Qu’attendiez-vous donc, que l’INAO traite les vins nature ? » plaisante avec esprit un représentant du vignoble, ayant participé au comité national des AOC vins du 15 février. Emmanuel Cazes est pour sa part d’humeur moins badine, le vigneron du Roussillon ayant été le rapporteur pendant deux ans de la réflexion sur une définition du vin nature. « C’est un enterrement de grande classe, le dossier est rangé dans les cartons de l’INAO… Le monde des vins, surtout AOC pour ne pas dire la CNAOC*, ne veut pas entendre parler d’une mention transversale, qui pourrait avoir un statut plus élevé. Ils ne peuvent déjà pas supporter la mention agriculture biologique » regrette-t-il.
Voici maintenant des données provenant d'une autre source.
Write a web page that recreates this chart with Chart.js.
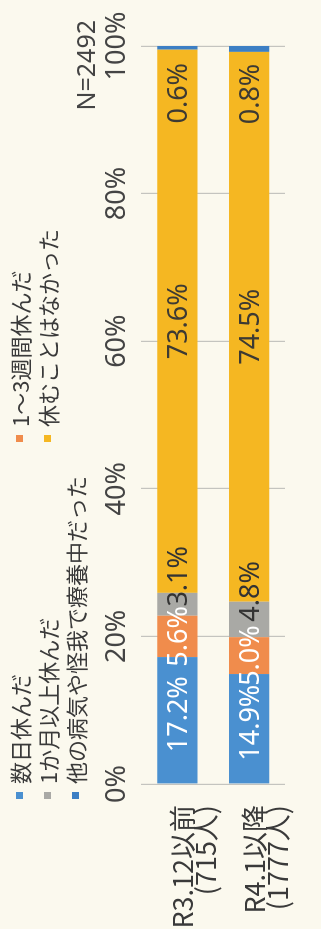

Demandée par la Commission National de l’Agriculture Biologique, la réflexion sur la définition des vins natures a donné lieu à une commission intégrant des membres des comités AOP et IGP. Son objectif étant de donner un cadre à une mention toujours plus à la mode, afin d’en garantir les pratiques pour les consommateurs. Alors que les adeptes du vin nature souhaitent justement sortir des sentiers battus, Emmanuel Cazes souligne leur besoin de réglementation et de structuration.


« Réglementairement, le mot nature ne peut pas être utilisé pour le vin. Selon le codex agroalimentaire, ne peuvent prétendre à ce terme que les aliments bruts, qui ont été à la limite tranchés ou râpés. Mais pas fermentés ou conditionnés… » souligne le rapporteur. Son rapport ne propose pas de réglementer un « vin nature », mais de définir une « vinification sans intrants ». Soit des pratiques œnologiques minimalistes, réalisées sur un moût issu de raisins certifiés bio.
« Malheureusement, la vieille garde manque de clairvoyance en voulant garder son pré carré. Je compte maintenant sur la filière nature pour se mobiliser et réagir face à cette ineptie. On ne peut plus contenir l’engouement pour ces vins, l’INAO sera obligé d’y revenir et constater les usages. C’est son rôle » annonce Emmanuel Cazes, soulignant que le même débat a lieu en Italie. « Si elle ne vient pas de France, la solution pourrait arriver d’ailleurs… » esquisse-t-il.
* : Soit la Confédération Nationale des Producteurs de Vins et Eaux-de-vie de Vin à AOC.